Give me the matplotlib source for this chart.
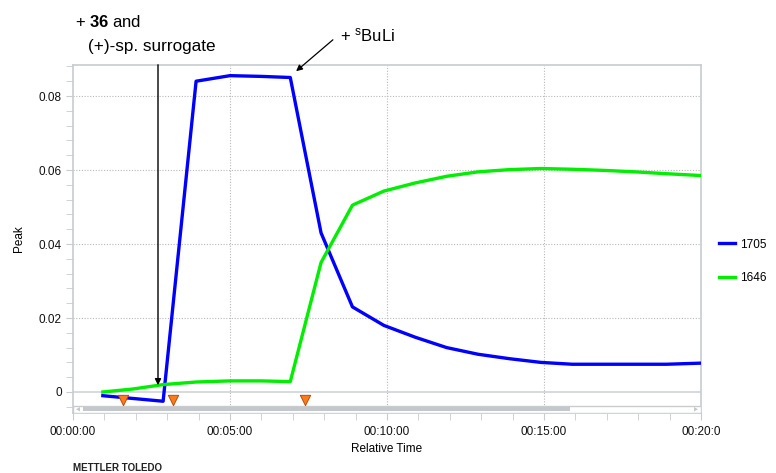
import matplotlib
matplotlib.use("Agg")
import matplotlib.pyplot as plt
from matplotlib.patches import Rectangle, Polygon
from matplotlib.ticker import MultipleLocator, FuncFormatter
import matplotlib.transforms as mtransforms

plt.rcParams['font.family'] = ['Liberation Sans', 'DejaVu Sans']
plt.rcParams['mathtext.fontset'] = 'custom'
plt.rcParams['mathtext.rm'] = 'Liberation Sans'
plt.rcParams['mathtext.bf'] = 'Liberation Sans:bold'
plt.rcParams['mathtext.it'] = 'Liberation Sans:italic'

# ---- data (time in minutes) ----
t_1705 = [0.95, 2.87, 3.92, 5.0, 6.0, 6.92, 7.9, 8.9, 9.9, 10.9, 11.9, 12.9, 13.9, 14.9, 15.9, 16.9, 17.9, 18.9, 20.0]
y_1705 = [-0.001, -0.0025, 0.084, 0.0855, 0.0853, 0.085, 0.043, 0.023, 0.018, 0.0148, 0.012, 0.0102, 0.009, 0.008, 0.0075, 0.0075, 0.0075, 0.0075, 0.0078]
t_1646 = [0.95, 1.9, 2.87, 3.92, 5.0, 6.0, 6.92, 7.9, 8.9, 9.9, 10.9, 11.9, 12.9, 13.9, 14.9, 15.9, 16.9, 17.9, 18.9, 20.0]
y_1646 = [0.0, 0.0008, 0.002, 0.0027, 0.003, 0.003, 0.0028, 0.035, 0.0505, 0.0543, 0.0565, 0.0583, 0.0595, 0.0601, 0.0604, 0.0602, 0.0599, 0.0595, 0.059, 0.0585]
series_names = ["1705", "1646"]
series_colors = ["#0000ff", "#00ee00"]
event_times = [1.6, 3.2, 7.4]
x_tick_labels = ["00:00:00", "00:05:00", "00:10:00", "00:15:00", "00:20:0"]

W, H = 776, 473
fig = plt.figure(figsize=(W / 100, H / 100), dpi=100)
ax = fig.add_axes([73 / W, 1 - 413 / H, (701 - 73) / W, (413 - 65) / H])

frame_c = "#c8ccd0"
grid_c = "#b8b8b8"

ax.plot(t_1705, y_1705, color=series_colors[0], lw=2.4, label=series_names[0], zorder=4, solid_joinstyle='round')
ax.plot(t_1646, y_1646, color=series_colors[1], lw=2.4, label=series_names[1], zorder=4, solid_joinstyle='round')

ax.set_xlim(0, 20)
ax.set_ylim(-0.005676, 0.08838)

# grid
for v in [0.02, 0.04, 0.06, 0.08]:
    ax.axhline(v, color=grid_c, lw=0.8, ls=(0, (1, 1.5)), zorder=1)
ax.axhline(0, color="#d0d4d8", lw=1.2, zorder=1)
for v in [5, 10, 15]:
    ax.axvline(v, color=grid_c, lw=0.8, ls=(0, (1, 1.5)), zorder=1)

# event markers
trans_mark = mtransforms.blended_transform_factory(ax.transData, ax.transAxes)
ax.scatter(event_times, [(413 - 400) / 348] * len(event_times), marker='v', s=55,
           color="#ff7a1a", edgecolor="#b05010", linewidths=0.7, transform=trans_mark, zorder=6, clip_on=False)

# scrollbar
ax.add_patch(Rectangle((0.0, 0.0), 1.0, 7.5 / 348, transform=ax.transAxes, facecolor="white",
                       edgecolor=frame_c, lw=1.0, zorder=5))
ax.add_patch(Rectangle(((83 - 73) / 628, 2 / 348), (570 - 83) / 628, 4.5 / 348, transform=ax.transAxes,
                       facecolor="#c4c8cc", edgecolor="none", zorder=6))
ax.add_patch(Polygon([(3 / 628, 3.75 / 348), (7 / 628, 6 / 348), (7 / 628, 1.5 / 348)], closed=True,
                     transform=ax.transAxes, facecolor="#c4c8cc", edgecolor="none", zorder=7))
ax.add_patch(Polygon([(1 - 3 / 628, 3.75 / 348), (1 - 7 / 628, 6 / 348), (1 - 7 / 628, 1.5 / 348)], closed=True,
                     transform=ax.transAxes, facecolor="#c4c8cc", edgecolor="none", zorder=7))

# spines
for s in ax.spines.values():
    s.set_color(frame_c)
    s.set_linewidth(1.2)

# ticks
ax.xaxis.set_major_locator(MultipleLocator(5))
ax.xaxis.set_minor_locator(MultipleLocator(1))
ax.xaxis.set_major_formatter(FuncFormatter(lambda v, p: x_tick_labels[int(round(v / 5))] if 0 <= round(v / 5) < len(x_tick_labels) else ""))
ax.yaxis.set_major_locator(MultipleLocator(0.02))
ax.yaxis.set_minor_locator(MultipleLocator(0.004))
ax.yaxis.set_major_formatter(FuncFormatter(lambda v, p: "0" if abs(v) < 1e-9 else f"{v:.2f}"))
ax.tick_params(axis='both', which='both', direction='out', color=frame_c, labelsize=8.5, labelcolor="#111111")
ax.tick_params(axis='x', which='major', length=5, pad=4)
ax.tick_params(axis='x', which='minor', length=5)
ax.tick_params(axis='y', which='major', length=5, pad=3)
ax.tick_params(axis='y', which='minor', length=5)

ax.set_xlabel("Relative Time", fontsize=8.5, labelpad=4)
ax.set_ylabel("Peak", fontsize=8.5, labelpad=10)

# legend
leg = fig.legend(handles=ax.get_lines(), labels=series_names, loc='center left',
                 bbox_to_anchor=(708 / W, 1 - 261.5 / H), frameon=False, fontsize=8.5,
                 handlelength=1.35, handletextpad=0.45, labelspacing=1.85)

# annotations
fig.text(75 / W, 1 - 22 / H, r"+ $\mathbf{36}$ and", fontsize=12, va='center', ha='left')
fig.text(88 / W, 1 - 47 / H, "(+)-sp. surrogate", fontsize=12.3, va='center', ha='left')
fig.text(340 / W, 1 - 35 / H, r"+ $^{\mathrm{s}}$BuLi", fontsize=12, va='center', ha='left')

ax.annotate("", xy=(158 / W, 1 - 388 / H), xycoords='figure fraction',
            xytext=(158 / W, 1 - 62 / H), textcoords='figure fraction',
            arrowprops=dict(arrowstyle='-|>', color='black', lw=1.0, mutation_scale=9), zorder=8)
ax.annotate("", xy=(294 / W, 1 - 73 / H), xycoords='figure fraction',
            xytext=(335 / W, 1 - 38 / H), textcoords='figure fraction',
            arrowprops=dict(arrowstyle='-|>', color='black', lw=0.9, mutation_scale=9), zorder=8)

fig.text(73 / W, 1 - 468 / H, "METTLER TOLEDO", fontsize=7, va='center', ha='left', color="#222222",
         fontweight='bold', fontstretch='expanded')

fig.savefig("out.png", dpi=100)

◇ ◇ ◇

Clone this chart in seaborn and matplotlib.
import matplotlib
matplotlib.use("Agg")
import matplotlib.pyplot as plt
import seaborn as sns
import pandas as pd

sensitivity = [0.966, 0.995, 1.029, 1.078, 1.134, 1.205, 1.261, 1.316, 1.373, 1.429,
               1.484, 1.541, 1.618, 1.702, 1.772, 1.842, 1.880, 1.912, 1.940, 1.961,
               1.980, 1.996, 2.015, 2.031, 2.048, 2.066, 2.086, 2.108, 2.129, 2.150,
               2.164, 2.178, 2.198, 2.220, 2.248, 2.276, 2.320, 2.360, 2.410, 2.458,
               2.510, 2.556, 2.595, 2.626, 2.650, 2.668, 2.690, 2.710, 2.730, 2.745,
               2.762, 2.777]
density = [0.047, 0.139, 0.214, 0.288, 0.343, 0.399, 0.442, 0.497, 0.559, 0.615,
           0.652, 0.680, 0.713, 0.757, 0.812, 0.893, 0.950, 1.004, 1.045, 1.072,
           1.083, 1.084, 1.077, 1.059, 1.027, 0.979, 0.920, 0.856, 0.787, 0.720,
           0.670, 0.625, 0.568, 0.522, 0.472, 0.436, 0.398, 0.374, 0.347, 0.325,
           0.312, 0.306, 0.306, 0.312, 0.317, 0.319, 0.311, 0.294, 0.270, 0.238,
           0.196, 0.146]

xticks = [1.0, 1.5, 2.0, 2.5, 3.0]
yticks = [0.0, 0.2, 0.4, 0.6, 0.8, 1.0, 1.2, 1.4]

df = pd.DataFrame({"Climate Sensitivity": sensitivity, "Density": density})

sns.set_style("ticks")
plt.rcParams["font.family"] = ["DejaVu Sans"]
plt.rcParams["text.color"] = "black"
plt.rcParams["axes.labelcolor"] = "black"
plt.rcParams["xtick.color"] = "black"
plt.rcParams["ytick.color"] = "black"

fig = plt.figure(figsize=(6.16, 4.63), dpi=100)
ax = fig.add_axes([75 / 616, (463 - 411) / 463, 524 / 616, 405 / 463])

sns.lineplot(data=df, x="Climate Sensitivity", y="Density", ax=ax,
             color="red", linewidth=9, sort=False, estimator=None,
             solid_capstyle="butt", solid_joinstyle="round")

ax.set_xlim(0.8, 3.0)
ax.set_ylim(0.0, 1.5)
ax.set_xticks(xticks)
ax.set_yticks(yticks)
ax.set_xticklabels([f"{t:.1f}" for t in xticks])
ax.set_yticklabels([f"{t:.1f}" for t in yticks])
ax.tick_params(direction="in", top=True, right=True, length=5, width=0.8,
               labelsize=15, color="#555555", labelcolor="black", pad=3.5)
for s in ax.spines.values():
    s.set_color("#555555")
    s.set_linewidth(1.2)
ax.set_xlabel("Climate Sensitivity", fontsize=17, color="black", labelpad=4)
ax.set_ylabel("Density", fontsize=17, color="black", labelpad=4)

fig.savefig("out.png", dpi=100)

◇ ◇ ◇

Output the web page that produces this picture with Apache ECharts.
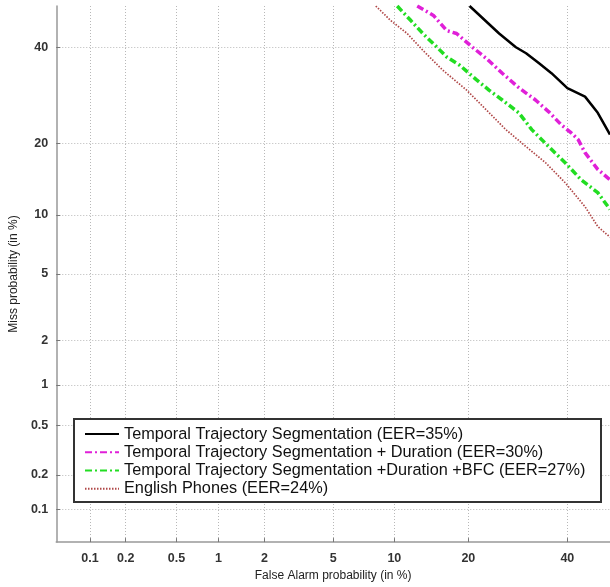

◇ ◇ ◇

**EXERCISE BRIEF:** Go through the listing above and list every line that has the word "this".

**EXERCISE RESPONSE:**
Give me the matplotlib source for this chart.
Clone this chart in seaborn and matplotlib.
Output the web page that produces this picture with Apache ECharts.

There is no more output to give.